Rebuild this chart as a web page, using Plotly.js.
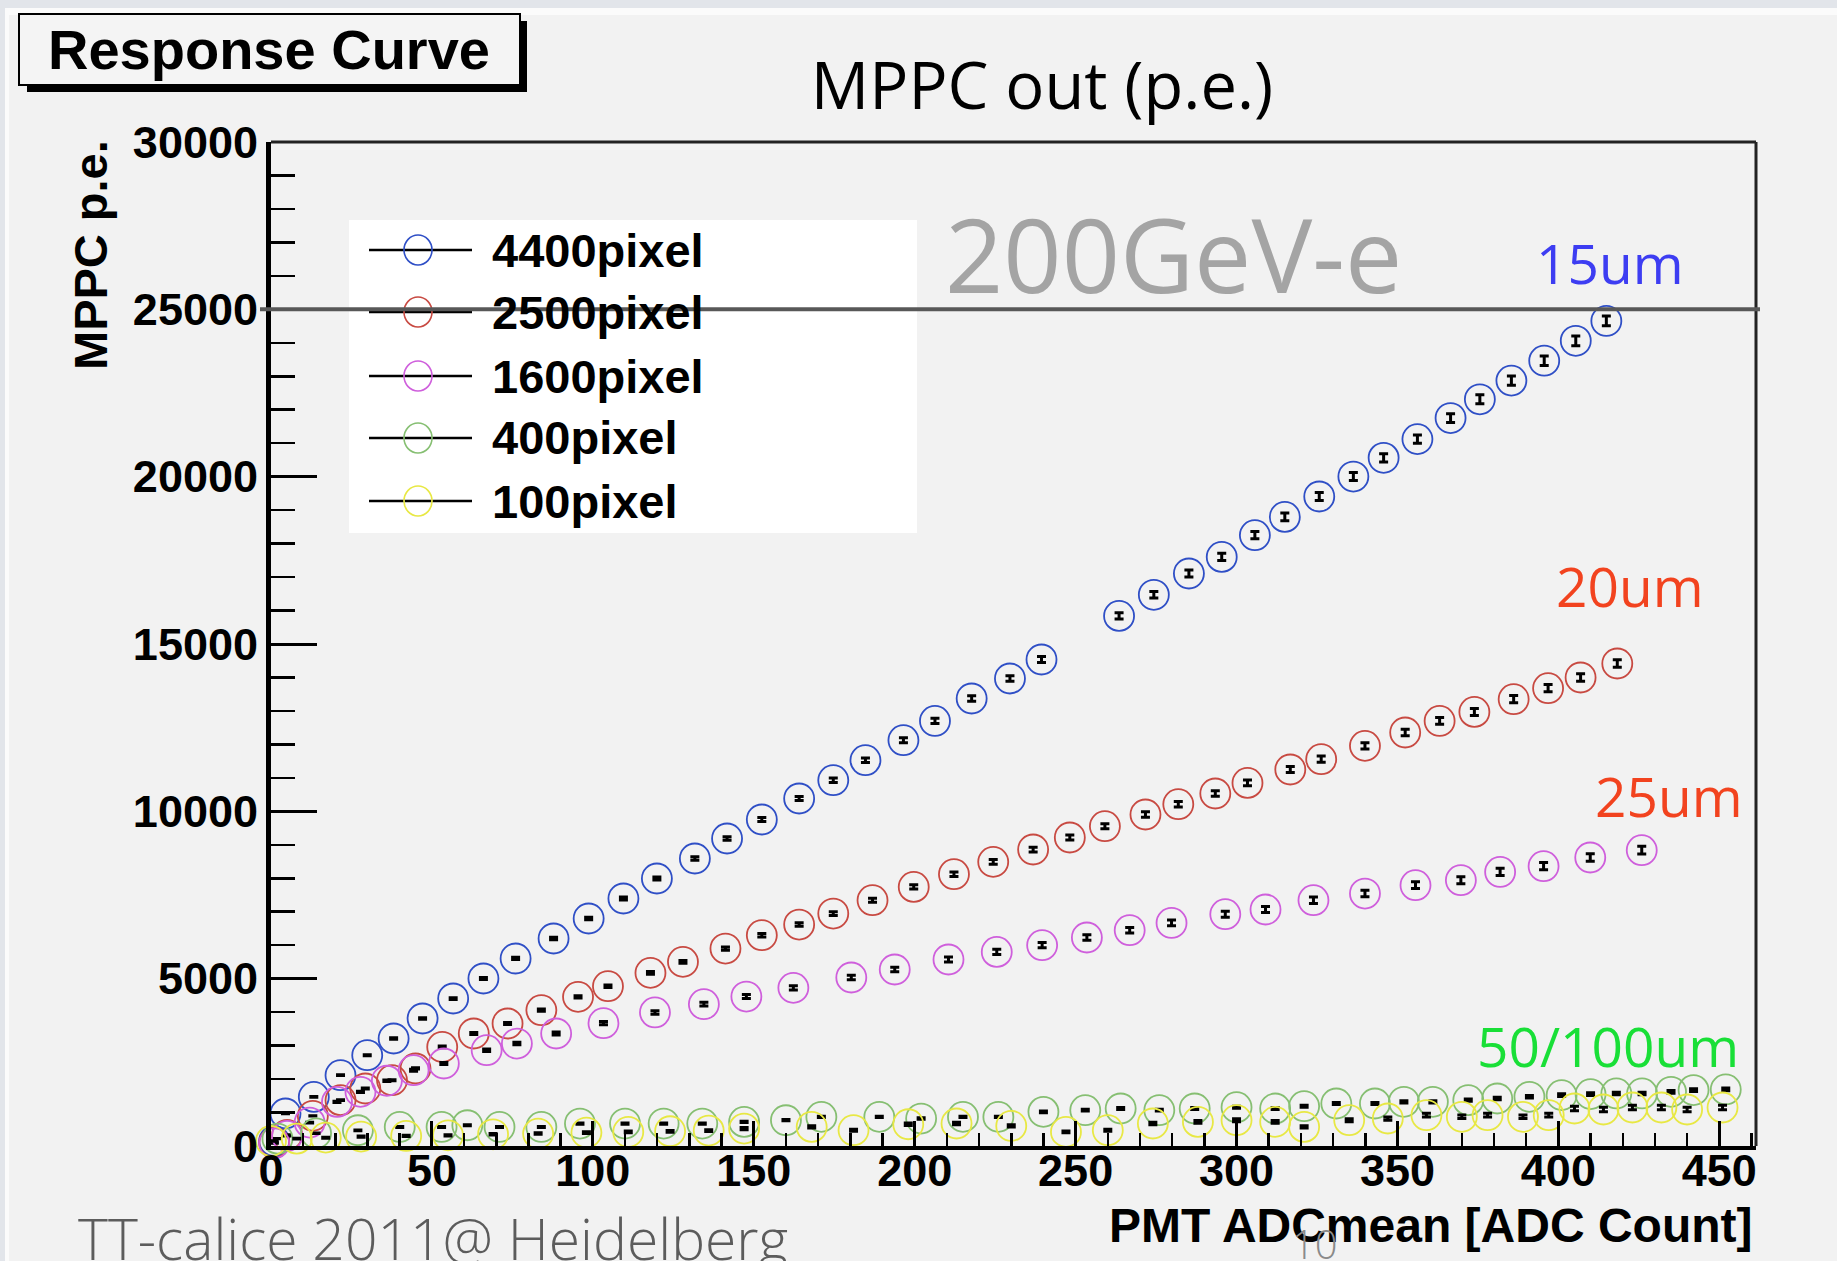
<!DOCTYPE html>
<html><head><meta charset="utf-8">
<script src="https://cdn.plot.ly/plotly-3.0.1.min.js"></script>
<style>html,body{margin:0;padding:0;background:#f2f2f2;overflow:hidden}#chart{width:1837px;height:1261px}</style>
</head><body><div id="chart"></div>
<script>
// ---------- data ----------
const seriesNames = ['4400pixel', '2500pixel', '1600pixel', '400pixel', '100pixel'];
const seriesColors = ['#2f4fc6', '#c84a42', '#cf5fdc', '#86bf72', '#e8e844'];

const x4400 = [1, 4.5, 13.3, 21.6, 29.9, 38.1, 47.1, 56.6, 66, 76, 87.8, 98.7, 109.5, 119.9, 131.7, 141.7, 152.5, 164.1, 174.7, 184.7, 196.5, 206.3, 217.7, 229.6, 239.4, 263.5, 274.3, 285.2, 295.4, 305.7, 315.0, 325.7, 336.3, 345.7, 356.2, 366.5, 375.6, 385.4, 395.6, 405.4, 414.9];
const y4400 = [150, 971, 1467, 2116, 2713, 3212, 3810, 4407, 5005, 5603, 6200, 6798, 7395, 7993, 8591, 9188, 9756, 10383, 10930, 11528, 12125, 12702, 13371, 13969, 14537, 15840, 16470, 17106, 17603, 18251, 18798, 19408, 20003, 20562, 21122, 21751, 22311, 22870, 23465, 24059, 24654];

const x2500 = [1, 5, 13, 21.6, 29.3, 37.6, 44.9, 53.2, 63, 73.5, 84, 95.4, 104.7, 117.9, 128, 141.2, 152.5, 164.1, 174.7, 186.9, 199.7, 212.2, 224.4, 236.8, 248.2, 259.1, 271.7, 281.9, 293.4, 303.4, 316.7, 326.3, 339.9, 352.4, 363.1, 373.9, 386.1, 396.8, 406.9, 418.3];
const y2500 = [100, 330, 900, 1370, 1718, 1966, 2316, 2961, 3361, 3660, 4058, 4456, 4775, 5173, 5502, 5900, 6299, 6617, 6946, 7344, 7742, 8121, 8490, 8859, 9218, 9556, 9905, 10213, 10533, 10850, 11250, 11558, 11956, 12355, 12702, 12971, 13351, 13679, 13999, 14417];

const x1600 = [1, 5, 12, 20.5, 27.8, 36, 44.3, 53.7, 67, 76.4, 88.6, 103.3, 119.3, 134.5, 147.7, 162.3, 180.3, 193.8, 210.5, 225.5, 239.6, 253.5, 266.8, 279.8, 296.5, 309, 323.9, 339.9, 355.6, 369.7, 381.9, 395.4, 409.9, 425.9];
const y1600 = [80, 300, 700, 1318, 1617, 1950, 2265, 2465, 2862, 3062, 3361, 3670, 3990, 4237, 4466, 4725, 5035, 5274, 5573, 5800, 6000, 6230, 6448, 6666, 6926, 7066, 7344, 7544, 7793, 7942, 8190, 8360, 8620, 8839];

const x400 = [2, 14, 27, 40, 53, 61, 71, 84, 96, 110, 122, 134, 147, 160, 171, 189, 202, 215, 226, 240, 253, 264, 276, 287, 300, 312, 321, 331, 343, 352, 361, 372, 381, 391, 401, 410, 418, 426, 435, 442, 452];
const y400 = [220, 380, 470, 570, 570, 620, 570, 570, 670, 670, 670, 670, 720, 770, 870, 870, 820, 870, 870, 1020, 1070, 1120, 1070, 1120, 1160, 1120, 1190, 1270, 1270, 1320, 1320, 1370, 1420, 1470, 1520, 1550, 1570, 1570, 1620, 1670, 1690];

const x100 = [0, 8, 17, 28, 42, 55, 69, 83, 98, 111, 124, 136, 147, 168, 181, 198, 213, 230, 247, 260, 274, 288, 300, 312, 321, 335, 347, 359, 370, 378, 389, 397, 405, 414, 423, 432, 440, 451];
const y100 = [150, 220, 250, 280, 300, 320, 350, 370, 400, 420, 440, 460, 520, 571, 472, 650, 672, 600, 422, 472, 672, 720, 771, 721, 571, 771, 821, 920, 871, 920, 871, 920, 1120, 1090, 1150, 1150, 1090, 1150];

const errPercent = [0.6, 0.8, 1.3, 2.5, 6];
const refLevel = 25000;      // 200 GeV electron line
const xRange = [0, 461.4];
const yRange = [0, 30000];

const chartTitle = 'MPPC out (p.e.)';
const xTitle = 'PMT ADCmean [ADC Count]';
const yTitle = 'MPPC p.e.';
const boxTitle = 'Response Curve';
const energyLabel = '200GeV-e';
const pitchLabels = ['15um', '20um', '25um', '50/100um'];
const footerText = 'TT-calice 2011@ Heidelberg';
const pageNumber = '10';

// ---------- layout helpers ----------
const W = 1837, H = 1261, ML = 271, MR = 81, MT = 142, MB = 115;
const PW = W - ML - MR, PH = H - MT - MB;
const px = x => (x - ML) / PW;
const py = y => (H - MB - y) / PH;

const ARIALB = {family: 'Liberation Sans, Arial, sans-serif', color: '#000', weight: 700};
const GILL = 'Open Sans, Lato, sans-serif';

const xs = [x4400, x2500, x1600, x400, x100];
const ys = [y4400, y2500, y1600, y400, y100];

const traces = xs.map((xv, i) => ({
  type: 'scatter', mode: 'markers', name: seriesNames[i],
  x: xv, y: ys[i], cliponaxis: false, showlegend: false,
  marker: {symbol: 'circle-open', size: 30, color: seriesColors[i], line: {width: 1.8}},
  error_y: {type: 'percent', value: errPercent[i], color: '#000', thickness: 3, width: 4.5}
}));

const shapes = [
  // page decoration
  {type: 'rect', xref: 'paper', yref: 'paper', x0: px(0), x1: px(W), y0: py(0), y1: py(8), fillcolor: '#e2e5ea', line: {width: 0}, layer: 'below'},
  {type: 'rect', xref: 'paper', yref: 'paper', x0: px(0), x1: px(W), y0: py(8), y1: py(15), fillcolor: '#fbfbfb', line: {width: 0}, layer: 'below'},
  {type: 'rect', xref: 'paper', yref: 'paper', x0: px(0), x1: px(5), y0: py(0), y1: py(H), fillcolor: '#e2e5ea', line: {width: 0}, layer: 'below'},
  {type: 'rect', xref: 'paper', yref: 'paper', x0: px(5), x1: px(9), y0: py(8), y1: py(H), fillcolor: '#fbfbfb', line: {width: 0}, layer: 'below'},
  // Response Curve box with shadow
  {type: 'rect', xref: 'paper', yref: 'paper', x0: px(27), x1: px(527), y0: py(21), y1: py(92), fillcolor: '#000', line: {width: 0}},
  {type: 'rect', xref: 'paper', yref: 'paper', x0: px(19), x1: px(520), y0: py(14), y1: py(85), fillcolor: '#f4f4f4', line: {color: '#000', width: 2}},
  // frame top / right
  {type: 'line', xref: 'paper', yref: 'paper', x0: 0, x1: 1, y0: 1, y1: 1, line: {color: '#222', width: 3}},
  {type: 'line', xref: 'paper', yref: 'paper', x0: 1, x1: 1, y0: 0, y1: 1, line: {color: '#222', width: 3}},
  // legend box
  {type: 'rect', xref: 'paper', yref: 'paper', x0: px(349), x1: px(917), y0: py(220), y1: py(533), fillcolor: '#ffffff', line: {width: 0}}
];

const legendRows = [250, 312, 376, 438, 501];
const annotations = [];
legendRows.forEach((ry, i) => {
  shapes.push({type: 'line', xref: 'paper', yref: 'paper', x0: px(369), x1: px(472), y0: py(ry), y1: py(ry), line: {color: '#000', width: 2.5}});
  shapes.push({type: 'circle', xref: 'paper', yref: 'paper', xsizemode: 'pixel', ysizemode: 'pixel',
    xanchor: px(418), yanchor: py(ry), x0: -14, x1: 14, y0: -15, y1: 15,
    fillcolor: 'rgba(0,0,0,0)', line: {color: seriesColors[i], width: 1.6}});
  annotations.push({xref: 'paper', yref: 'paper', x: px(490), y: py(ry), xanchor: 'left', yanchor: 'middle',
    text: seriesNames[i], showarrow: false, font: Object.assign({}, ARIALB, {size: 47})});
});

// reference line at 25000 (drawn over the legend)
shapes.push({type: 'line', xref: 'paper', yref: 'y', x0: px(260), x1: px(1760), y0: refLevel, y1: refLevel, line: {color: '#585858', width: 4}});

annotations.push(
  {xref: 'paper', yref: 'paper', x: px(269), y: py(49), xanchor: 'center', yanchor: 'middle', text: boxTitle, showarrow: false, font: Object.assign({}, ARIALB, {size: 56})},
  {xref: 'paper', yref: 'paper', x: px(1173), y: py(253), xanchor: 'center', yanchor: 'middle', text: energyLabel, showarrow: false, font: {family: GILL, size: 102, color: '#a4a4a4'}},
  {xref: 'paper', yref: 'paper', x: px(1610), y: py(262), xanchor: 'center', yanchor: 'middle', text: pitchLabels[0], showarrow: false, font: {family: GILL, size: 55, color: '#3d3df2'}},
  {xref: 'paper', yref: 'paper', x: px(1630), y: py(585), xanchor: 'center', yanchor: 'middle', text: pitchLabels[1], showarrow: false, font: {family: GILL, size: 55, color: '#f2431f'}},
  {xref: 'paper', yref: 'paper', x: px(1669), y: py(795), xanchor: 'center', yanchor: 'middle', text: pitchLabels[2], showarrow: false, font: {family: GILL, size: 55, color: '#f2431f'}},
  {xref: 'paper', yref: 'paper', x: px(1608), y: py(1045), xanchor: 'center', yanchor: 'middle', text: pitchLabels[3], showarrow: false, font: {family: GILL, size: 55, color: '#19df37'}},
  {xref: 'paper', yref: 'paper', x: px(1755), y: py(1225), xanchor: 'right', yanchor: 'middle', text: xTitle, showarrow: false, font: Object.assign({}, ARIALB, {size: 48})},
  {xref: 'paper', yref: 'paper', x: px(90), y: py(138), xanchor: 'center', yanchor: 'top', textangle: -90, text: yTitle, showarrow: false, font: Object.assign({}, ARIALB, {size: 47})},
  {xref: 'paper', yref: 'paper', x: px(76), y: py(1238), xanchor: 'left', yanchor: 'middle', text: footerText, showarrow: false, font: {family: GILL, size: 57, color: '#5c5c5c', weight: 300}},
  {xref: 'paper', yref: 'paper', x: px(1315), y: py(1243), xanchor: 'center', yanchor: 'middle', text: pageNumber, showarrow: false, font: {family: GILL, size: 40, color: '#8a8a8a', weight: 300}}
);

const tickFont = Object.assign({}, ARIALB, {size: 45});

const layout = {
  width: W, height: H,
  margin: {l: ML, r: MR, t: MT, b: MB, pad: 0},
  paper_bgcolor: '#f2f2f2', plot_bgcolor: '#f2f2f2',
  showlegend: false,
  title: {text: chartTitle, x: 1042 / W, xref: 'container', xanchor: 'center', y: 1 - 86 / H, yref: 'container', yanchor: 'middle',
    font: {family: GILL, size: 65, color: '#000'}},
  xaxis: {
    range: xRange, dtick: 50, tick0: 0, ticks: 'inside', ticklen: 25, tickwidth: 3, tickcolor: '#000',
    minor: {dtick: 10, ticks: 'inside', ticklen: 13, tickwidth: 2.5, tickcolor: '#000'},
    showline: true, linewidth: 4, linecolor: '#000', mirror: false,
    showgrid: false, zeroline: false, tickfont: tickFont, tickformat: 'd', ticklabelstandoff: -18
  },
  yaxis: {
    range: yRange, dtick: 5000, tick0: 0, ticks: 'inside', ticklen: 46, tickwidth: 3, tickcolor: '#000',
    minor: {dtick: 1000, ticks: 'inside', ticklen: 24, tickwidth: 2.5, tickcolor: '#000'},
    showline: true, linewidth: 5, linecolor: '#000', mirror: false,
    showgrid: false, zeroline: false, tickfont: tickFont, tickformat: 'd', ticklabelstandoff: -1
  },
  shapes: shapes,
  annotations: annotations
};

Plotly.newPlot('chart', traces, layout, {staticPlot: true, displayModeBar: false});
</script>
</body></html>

##########

- Work to complete: Omitting all pictures, restate exactly the lines of the material from its start through the line that contains "8360, 8620, 8839];".

- Solution to this task:
Rebuild this chart as a web page, using Plotly.js.
<!DOCTYPE html>
<html><head><meta charset="utf-8">
<script src="https://cdn.plot.ly/plotly-3.0.1.min.js"></script>
<style>html,body{margin:0;padding:0;background:#f2f2f2;overflow:hidden}#chart{width:1837px;height:1261px}</style>
</head><body><div id="chart"></div>
<script>
// ---------- data ----------
const seriesNames = ['4400pixel', '2500pixel', '1600pixel', '400pixel', '100pixel'];
const seriesColors = ['#2f4fc6', '#c84a42', '#cf5fdc', '#86bf72', '#e8e844'];

const x4400 = [1, 4.5, 13.3, 21.6, 29.9, 38.1, 47.1, 56.6, 66, 76, 87.8, 98.7, 109.5, 119.9, 131.7, 141.7, 152.5, 164.1, 174.7, 184.7, 196.5, 206.3, 217.7, 229.6, 239.4, 263.5, 274.3, 285.2, 295.4, 305.7, 315.0, 325.7, 336.3, 345.7, 356.2, 366.5, 375.6, 385.4, 395.6, 405.4, 414.9];
const y4400 = [150, 971, 1467, 2116, 2713, 3212, 3810, 4407, 5005, 5603, 6200, 6798, 7395, 7993, 8591, 9188, 9756, 10383, 10930, 11528, 12125, 12702, 13371, 13969, 14537, 15840, 16470, 17106, 17603, 18251, 18798, 19408, 20003, 20562, 21122, 21751, 22311, 22870, 23465, 24059, 24654];

const x2500 = [1, 5, 13, 21.6, 29.3, 37.6, 44.9, 53.2, 63, 73.5, 84, 95.4, 104.7, 117.9, 128, 141.2, 152.5, 164.1, 174.7, 186.9, 199.7, 212.2, 224.4, 236.8, 248.2, 259.1, 271.7, 281.9, 293.4, 303.4, 316.7, 326.3, 339.9, 352.4, 363.1, 373.9, 386.1, 396.8, 406.9, 418.3];
const y2500 = [100, 330, 900, 1370, 1718, 1966, 2316, 2961, 3361, 3660, 4058, 4456, 4775, 5173, 5502, 5900, 6299, 6617, 6946, 7344, 7742, 8121, 8490, 8859, 9218, 9556, 9905, 10213, 10533, 10850, 11250, 11558, 11956, 12355, 12702, 12971, 13351, 13679, 13999, 14417];

const x1600 = [1, 5, 12, 20.5, 27.8, 36, 44.3, 53.7, 67, 76.4, 88.6, 103.3, 119.3, 134.5, 147.7, 162.3, 180.3, 193.8, 210.5, 225.5, 239.6, 253.5, 266.8, 279.8, 296.5, 309, 323.9, 339.9, 355.6, 369.7, 381.9, 395.4, 409.9, 425.9];
const y1600 = [80, 300, 700, 1318, 1617, 1950, 2265, 2465, 2862, 3062, 3361, 3670, 3990, 4237, 4466, 4725, 5035, 5274, 5573, 5800, 6000, 6230, 6448, 6666, 6926, 7066, 7344, 7544, 7793, 7942, 8190, 8360, 8620, 8839];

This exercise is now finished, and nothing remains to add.